SOURCE EXCERPT:
□ □ □ □ □

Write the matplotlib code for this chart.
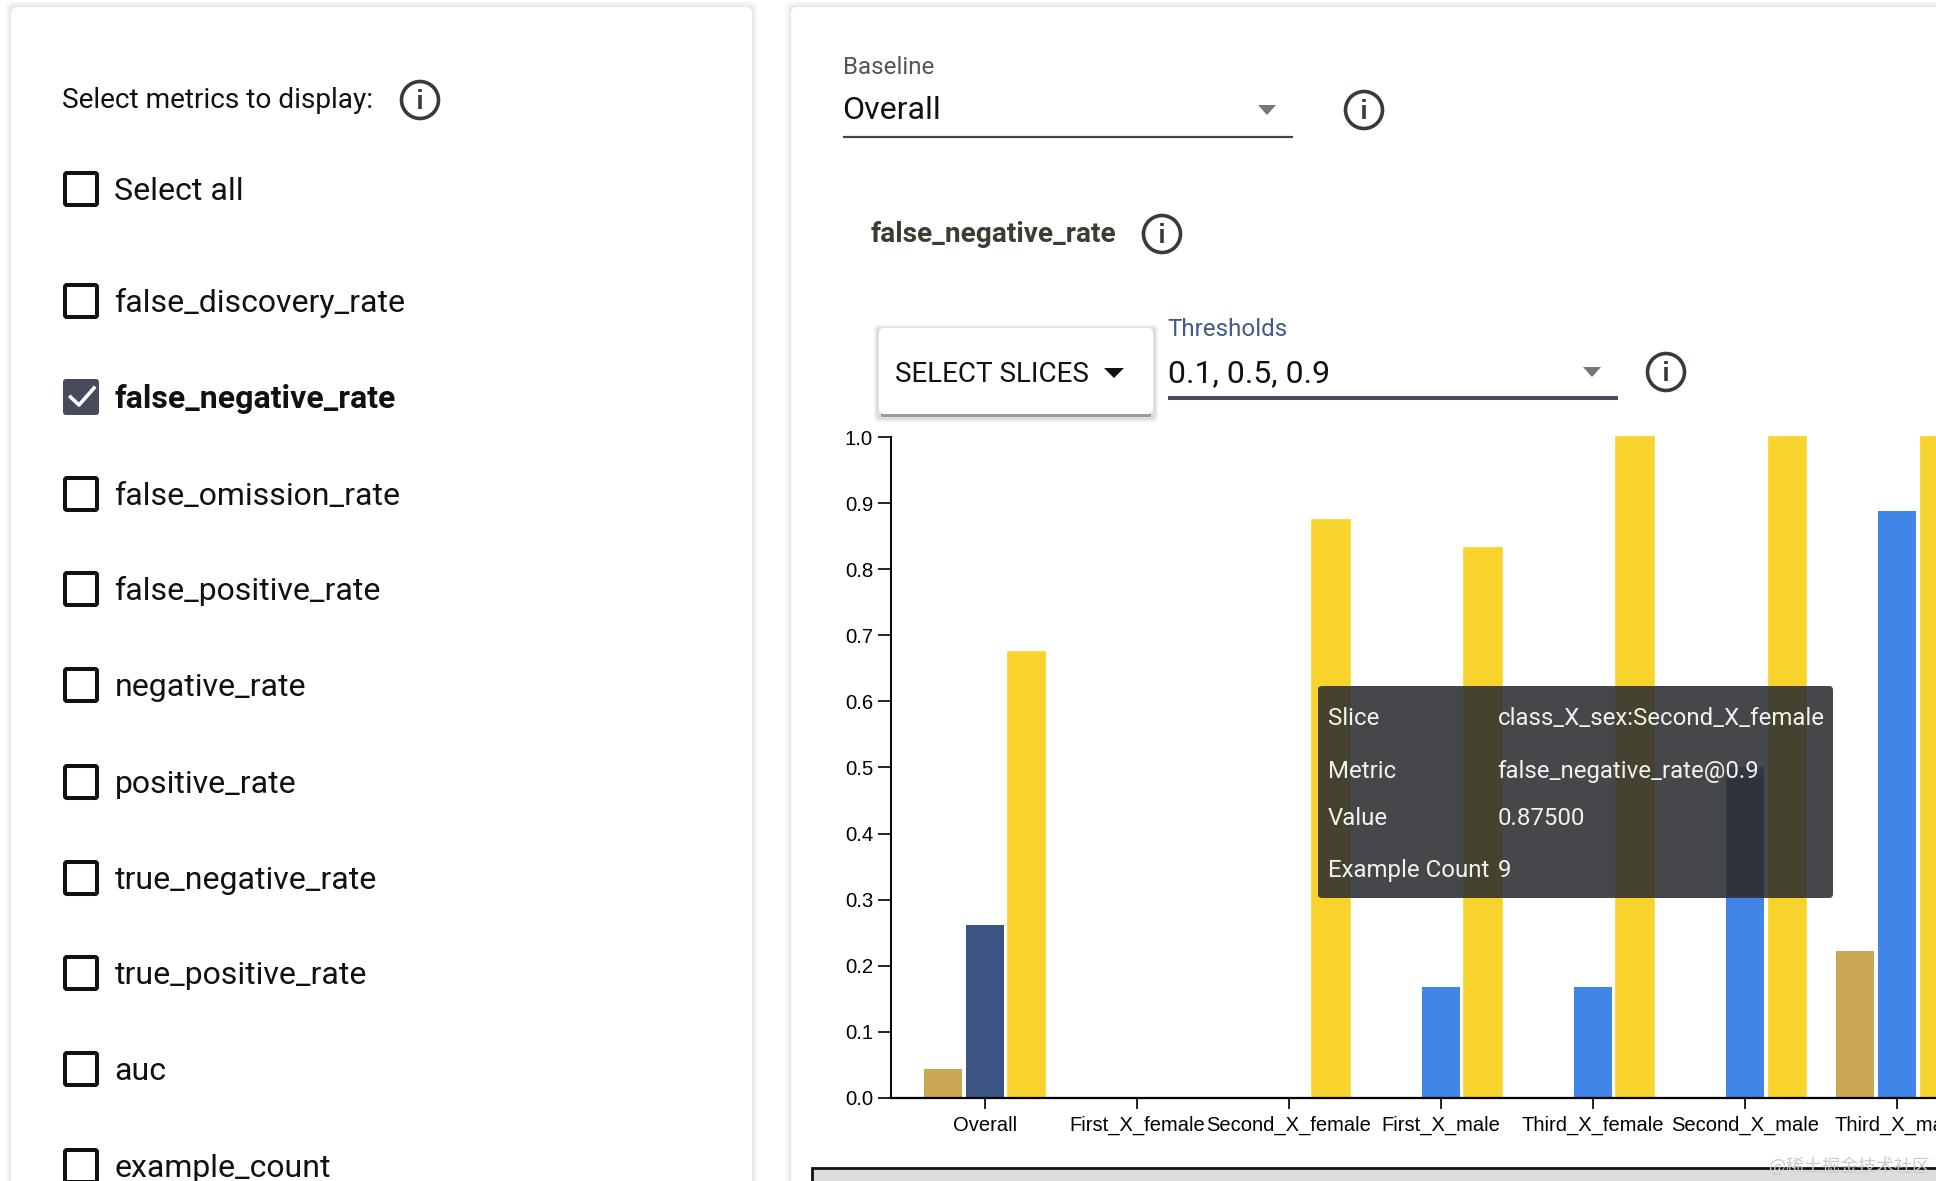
import numpy as np
import matplotlib
matplotlib.use("Agg")
import matplotlib.pyplot as plt
from matplotlib.patches import Circle, FancyBboxPatch, Polygon, Rectangle

slices = ["Overall", "First_X_female", "Second_X_female", "First_X_male",
          "Third_X_female", "Second_X_male", "Third_X_male"]
values_01 = [0.044, 0, 0, 0, 0, 0, 0.222]
values_05 = [0.261, 0, 0, 0.167, 0.167, 0.5, 0.889]
values_09 = [0.675, 0, 0.875, 0.833, 1.0, 1.0, 1.0]
colors_05 = ["#3B5484", "#4285E8", "#4285E8", "#4285E8", "#4285E8", "#4285E8", "#4285E8"]
y_ticks = [0.0, 0.1, 0.2, 0.3, 0.4, 0.5, 0.6, 0.7, 0.8, 0.9, 1.0]

metrics = ["false_discovery_rate", "false_negative_rate", "false_omission_rate",
           "false_positive_rate", "negative_rate", "positive_rate",
           "true_negative_rate", "true_positive_rate", "auc", "example_count"]
metric_y = [301, 397, 494, 589, 685, 782, 878, 973, 1069, 1166]
tooltip_rows = [("Slice", "class_X_sex:Second_X_female"),
                ("Metric", "false_negative_rate@0.9"),
                ("Value", "0.87500"),
                ("Example Count", "9")]
tooltip_y = [725, 778, 825, 877]

W, H = 1936, 1181
plt.rcParams['font.family'] = ['Roboto', 'DejaVu Sans']
fig = plt.figure(figsize=(W / 100, H / 100), dpi=100, facecolor='white')

# background cards, in pixels
bg = fig.add_axes([0, 0, 1, 1], zorder=0)
bg.set_xlim(0, W)
bg.set_ylim(H, 0)
bg.axis('off')
for off, col in [(5, '#f6f6f6'), (3, '#efefef'), (1, '#e4e4e4')]:
    bg.add_patch(FancyBboxPatch((11 - off, 7 - off), 741 + 2 * off, 1300, boxstyle="round,pad=0,rounding_size=6",
                                fc=col, ec='none'))
    bg.add_patch(FancyBboxPatch((791 - off, 7 - off), 1300, 1300, boxstyle="round,pad=0,rounding_size=6",
                                fc=col, ec='none'))
bg.add_patch(FancyBboxPatch((11, 7), 741, 1300, boxstyle="round,pad=0,rounding_size=6", fc='white', ec='none'))
bg.add_patch(FancyBboxPatch((791, 7), 1300, 1300, boxstyle="round,pad=0,rounding_size=6", fc='white', ec='none'))

# the chart
x0 = 984.7
step = 152.1
ax = fig.add_axes([891 / W, 1 - 1097.6 / H, (W - 891) / W, 660.2 / H], zorder=1)
ax.patch.set_alpha(0)
x = np.arange(len(slices))
ax.bar(x - 0.276, values_01, 0.25, color='#CBA853')
ax.bar(x, values_05, 0.25, color=colors_05)
ax.bar(x + 0.276, values_09, 0.245, color='#F7D32B', edgecolor='#F7D32B', linewidth=1.2)
ax.set_xlim((891 - x0) / step, (W - x0) / step)
ax.set_ylim(0, 1)
ax.set_xticks(x)
ax.set_xticklabels(slices, family='Liberation Sans', fontsize=14.5)
ax.set_yticks(y_ticks)
ax.set_yticklabels(["%.1f" % t for t in y_ticks], family='Liberation Sans', fontsize=14.7)
ax.tick_params(axis='y', length=9.4, width=1.2, pad=3.5)
ax.tick_params(axis='x', length=7.9, width=1.2, pad=5.3)
ax.spines['top'].set_visible(False)
ax.spines['right'].set_visible(False)
ax.spines['left'].set_linewidth(1.4)
ax.spines['bottom'].set_linewidth(1.6)
for b in ax.patches:
    b.set_clip_on(False)

# everything else of the page, in pixels
ui = fig.add_axes([0, 0, 1, 1], zorder=2)
ui.set_xlim(0, W)
ui.set_ylim(H, 0)
ui.axis('off')


def info(cx, cy):
    ui.add_patch(Circle((cx, cy), 18.5, fc='none', ec='#3b3b33', lw=2.6))
    ui.plot([cx, cx], [cy - 5, cy + 9], color='#3b3b33', lw=2.6, solid_capstyle='butt')
    ui.plot([cx, cx], [cy - 11, cy - 8], color='#3b3b33', lw=2.6, solid_capstyle='butt')


def checkbox(cy, checked=False):
    if checked:
        ui.add_patch(FancyBboxPatch((63, cy - 18), 36, 36, boxstyle="round,pad=0,rounding_size=3",
                                    fc='#474b5c', ec='none'))
        ui.plot([70.5, 79, 94], [cy, cy + 8, cy - 9], color='white', lw=2.6)
    else:
        ui.add_patch(FancyBboxPatch((65, cy - 16), 32, 32, boxstyle="round,pad=0,rounding_size=2",
                                    fc='white', ec='#111111', lw=2.9))


def arrow(cx, cy, col, hw=9, h=10):
    ui.add_patch(Polygon([(cx - hw, cy - h / 2), (cx + hw, cy - h / 2), (cx, cy + h / 2)], fc=col, ec='none'))


ui.text(62, 108, "Select metrics to display:", fontsize=20.2, color='#111111')
info(420, 100)
checkbox(189)
ui.text(114.5, 200, "Select all", fontsize=23.1, color='#111111')
for m, my in zip(metrics, metric_y):
    sel = m == "false_negative_rate"
    checkbox(my, sel)
    ui.text(114.5, my + 11, m, fontsize=23 if sel else 23, color='#111111', fontweight='bold' if sel else 'normal')

ui.text(843, 74, "Baseline", fontsize=17.4, color='#555555')
ui.text(842.5, 119, "Overall", fontsize=23.1, color='#111111')
arrow(1267, 110, '#777777')
ui.plot([843, 1293], [137, 137], color='#444444', lw=1.6, solid_capstyle='butt')
info(1364, 110)

ui.text(871, 242, "false_negative_rate", fontsize=20.2, fontweight='bold', color='#3c3c30')
info(1162, 234)

# select slices button with its shadow
for off, col in [(5, '#f0f0f0'), (3, '#dddddd')]:
    ui.add_patch(FancyBboxPatch((879 - off, 328 - off + 2), 274 + 2 * off, 87 + 2 * off, boxstyle="round,pad=0,rounding_size=5",
                                fc=col, ec='none'))
ui.add_patch(Rectangle((881, 412), 270, 5, fc='#9a9a9a', ec='none'))
ui.add_patch(FancyBboxPatch((879, 328), 274, 86, boxstyle="round,pad=0,rounding_size=5", fc='white', ec='none'))
ui.text(895, 382, "SELECT SLICES", fontsize=20, color='#111111')
arrow(1114, 373, '#111111', hw=10, h=10)

ui.text(1167, 336, "Thresholds", fontsize=17.4, color='#3f5a8a')
ui.text(1168, 382, "0.1, 0.5, 0.9", fontsize=23, color='#111111')
arrow(1592, 372, '#777777')
ui.plot([1168, 1618], [398, 398], color='#4a4e5c', lw=2.9, solid_capstyle='butt')
info(1666, 372)

# tooltip over the bars
ui.add_patch(FancyBboxPatch((1318, 686), 515, 212, boxstyle="round,pad=0,rounding_size=4",
                            fc='#2b2d31', ec='none', alpha=0.873))
ui.add_patch(Rectangle((1728, 778), 35, 118, fc='#2f3238', ec='none'))
for (k, v), ty in zip(tooltip_rows, tooltip_y):
    ui.text(1328, ty, k, fontsize=17.3, color='#f2f2ec')
    ui.text(1497.5, ty, v, fontsize=17.3, color='#f2f2ec')

# grey box at the bottom and the site mark
ui.add_patch(Rectangle((812, 1168), 1200, 40, fc='#dcdcdc', ec='#111111', lw=2))
ui.text(1930, 1172, "@稀土掘金技术社区", fontsize=13, color='#cccccc', ha='right',
        family=['Noto Sans CJK SC', 'DejaVu Sans'])

fig.savefig("out.png", dpi=100)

□ □ □ □ □

GIVEN PROBLEM: Restate the data word for word from its first line through the line with "fig = plt.figure(figsize=(W", leaving out any picture along the way.

FULL OUTPUT:
Write the matplotlib code for this chart.
import numpy as np
import matplotlib
matplotlib.use("Agg")
import matplotlib.pyplot as plt
from matplotlib.patches import Circle, FancyBboxPatch, Polygon, Rectangle

slices = ["Overall", "First_X_female", "Second_X_female", "First_X_male",
          "Third_X_female", "Second_X_male", "Third_X_male"]
values_01 = [0.044, 0, 0, 0, 0, 0, 0.222]
values_05 = [0.261, 0, 0, 0.167, 0.167, 0.5, 0.889]
values_09 = [0.675, 0, 0.875, 0.833, 1.0, 1.0, 1.0]
colors_05 = ["#3B5484", "#4285E8", "#4285E8", "#4285E8", "#4285E8", "#4285E8", "#4285E8"]
y_ticks = [0.0, 0.1, 0.2, 0.3, 0.4, 0.5, 0.6, 0.7, 0.8, 0.9, 1.0]

metrics = ["false_discovery_rate", "false_negative_rate", "false_omission_rate",
           "false_positive_rate", "negative_rate", "positive_rate",
           "true_negative_rate", "true_positive_rate", "auc", "example_count"]
metric_y = [301, 397, 494, 589, 685, 782, 878, 973, 1069, 1166]
tooltip_rows = [("Slice", "class_X_sex:Second_X_female"),
                ("Metric", "false_negative_rate@0.9"),
                ("Value", "0.87500"),
                ("Example Count", "9")]
tooltip_y = [725, 778, 825, 877]

W, H = 1936, 1181
plt.rcParams['font.family'] = ['Roboto', 'DejaVu Sans']
fig = plt.figure(figsize=(W / 100, H / 100), dpi=100, facecolor='white')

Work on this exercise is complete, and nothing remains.